---------- DATA EXTRACT

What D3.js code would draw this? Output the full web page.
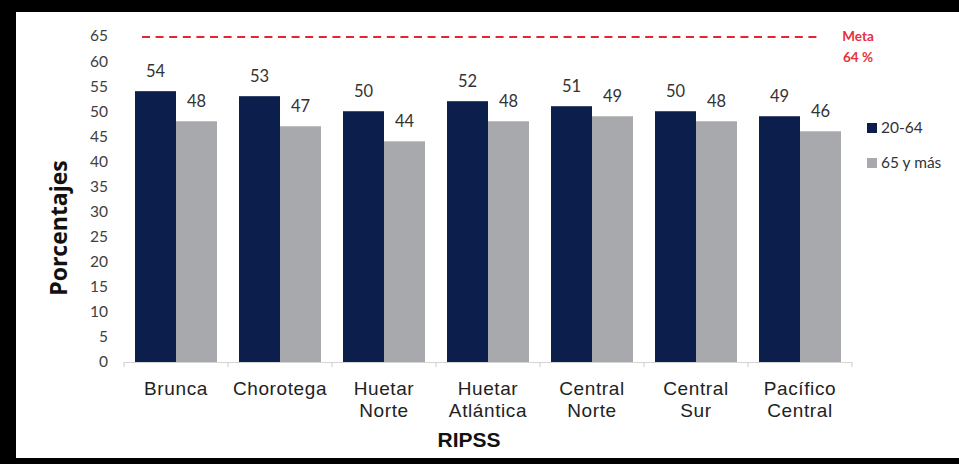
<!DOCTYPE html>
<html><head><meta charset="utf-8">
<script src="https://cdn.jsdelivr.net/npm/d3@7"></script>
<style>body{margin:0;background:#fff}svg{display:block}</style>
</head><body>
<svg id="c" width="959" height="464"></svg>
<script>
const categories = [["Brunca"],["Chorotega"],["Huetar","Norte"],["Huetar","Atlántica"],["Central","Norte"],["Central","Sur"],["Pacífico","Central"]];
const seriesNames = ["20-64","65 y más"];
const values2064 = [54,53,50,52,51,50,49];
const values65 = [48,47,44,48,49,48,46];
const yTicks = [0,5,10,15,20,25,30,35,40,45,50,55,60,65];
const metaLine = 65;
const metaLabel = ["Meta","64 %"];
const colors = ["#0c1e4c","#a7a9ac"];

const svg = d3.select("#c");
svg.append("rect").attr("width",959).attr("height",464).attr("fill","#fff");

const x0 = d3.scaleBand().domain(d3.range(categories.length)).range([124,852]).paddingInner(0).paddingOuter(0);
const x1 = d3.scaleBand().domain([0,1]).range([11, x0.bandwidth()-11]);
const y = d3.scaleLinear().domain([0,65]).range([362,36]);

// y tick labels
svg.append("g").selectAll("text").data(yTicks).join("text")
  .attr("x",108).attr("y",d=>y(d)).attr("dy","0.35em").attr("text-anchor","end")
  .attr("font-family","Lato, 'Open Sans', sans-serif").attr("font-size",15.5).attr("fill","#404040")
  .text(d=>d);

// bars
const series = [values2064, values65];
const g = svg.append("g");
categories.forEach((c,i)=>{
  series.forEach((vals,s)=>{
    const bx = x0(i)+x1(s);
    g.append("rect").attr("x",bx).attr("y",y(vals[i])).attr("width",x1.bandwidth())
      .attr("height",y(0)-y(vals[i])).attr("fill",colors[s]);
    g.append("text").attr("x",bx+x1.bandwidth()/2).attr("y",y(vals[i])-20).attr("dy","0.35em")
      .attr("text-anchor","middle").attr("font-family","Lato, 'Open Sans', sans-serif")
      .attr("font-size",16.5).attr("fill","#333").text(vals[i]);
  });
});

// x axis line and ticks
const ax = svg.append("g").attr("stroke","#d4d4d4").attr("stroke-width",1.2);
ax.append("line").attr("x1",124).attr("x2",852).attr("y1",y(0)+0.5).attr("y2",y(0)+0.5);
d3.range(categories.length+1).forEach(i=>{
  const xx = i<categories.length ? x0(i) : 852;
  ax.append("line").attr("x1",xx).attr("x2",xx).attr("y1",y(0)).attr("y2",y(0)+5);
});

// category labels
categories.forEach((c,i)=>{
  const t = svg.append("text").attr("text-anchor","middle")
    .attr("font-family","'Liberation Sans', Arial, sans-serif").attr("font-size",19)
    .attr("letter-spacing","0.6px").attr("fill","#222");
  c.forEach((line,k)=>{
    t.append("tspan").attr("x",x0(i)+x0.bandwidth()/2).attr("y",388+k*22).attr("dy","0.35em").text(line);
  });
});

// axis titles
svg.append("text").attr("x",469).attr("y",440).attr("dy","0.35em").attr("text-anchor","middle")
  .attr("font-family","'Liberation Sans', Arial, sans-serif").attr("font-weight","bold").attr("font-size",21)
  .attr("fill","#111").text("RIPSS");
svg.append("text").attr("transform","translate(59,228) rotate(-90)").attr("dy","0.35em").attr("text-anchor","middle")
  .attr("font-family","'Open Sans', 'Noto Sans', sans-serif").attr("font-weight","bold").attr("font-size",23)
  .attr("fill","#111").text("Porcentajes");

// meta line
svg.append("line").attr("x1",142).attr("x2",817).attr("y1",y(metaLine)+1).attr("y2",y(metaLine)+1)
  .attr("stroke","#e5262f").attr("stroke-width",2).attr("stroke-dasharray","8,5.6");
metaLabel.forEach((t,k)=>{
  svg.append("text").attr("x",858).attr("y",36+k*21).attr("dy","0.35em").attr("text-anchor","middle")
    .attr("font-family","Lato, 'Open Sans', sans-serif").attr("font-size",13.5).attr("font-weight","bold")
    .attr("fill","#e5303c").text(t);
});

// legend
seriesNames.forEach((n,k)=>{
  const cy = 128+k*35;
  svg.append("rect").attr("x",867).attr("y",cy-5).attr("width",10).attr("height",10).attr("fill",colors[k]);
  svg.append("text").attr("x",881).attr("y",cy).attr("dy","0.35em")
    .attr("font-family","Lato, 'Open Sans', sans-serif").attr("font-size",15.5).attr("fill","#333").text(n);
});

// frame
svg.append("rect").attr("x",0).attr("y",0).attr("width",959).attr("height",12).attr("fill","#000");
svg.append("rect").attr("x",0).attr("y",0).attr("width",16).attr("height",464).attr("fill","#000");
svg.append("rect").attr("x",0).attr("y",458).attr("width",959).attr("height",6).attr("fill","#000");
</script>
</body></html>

--------------------

== THE TASK ==
Images in the data above are to be skipped. Retype all other material exactly.

== FINAL RESULT ==
What D3.js code would draw this? Output the full web page.
<!DOCTYPE html>
<html><head><meta charset="utf-8">
<script src="https://cdn.jsdelivr.net/npm/d3@7"></script>
<style>body{margin:0;background:#fff}svg{display:block}</style>
</head><body>
<svg id="c" width="959" height="464"></svg>
<script>
const categories = [["Brunca"],["Chorotega"],["Huetar","Norte"],["Huetar","Atlántica"],["Central","Norte"],["Central","Sur"],["Pacífico","Central"]];
const seriesNames = ["20-64","65 y más"];
const values2064 = [54,53,50,52,51,50,49];
const values65 = [48,47,44,48,49,48,46];
const yTicks = [0,5,10,15,20,25,30,35,40,45,50,55,60,65];
const metaLine = 65;
const metaLabel = ["Meta","64 %"];
const colors = ["#0c1e4c","#a7a9ac"];

const svg = d3.select("#c");
svg.append("rect").attr("width",959).attr("height",464).attr("fill","#fff");

const x0 = d3.scaleBand().domain(d3.range(categories.length)).range([124,852]).paddingInner(0).paddingOuter(0);
const x1 = d3.scaleBand().domain([0,1]).range([11, x0.bandwidth()-11]);
const y = d3.scaleLinear().domain([0,65]).range([362,36]);

// y tick labels
svg.append("g").selectAll("text").data(yTicks).join("text")
  .attr("x",108).attr("y",d=>y(d)).attr("dy","0.35em").attr("text-anchor","end")
  .attr("font-family","Lato, 'Open Sans', sans-serif").attr("font-size",15.5).attr("fill","#404040")
  .text(d=>d);

// bars
const series = [values2064, values65];
const g = svg.append("g");
categories.forEach((c,i)=>{
  series.forEach((vals,s)=>{
    const bx = x0(i)+x1(s);
    g.append("rect").attr("x",bx).attr("y",y(vals[i])).attr("width",x1.bandwidth())
      .attr("height",y(0)-y(vals[i])).attr("fill",colors[s]);
    g.append("text").attr("x",bx+x1.bandwidth()/2).attr("y",y(vals[i])-20).attr("dy","0.35em")
      .attr("text-anchor","middle").attr("font-family","Lato, 'Open Sans', sans-serif")
      .attr("font-size",16.5).attr("fill","#333").text(vals[i]);
  });
});

// x axis line and ticks
const ax = svg.append("g").attr("stroke","#d4d4d4").attr("stroke-width",1.2);
ax.append("line").attr("x1",124).attr("x2",852).attr("y1",y(0)+0.5).attr("y2",y(0)+0.5);
d3.range(categories.length+1).forEach(i=>{
  const xx = i<categories.length ? x0(i) : 852;
  ax.append("line").attr("x1",xx).attr("x2",xx).attr("y1",y(0)).attr("y2",y(0)+5);
});

// category labels
categories.forEach((c,i)=>{
  const t = svg.append("text").attr("text-anchor","middle")
    .attr("font-family","'Liberation Sans', Arial, sans-serif").attr("font-size",19)
    .attr("letter-spacing","0.6px").attr("fill","#222");
  c.forEach((line,k)=>{
    t.append("tspan").attr("x",x0(i)+x0.bandwidth()/2).attr("y",388+k*22).attr("dy","0.35em").text(line);
  });
});

// axis titles
svg.append("text").attr("x",469).attr("y",440).attr("dy","0.35em").attr("text-anchor","middle")
  .attr("font-family","'Liberation Sans', Arial, sans-serif").attr("font-weight","bold").attr("font-size",21)
  .attr("fill","#111").text("RIPSS");
svg.append("text").attr("transform","translate(59,228) rotate(-90)").attr("dy","0.35em").attr("text-anchor","middle")
  .attr("font-family","'Open Sans', 'Noto Sans', sans-serif").attr("font-weight","bold").attr("font-size",23)
  .attr("fill","#111").text("Porcentajes");

// meta line
svg.append("line").attr("x1",142).attr("x2",817).attr("y1",y(metaLine)+1).attr("y2",y(metaLine)+1)
  .attr("stroke","#e5262f").attr("stroke-width",2).attr("stroke-dasharray","8,5.6");
metaLabel.forEach((t,k)=>{
  svg.append("text").attr("x",858).attr("y",36+k*21).attr("dy","0.35em").attr("text-anchor","middle")
    .attr("font-family","Lato, 'Open Sans', sans-serif").attr("font-size",13.5).attr("font-weight","bold")
    .attr("fill","#e5303c").text(t);
});

// legend
seriesNames.forEach((n,k)=>{
  const cy = 128+k*35;
  svg.append("rect").attr("x",867).attr("y",cy-5).attr("width",10).attr("height",10).attr("fill",colors[k]);
  svg.append("text").attr("x",881).attr("y",cy).attr("dy","0.35em")
    .attr("font-family","Lato, 'Open Sans', sans-serif").attr("font-size",15.5).attr("fill","#333").text(n);
});

// frame
svg.append("rect").attr("x",0).attr("y",0).attr("width",959).attr("height",12).attr("fill","#000");
svg.append("rect").attr("x",0).attr("y",0).attr("width",16).attr("height",464).attr("fill","#000");
svg.append("rect").attr("x",0).attr("y",458).attr("width",959).attr("height",6).attr("fill","#000");
</script>
</body></html>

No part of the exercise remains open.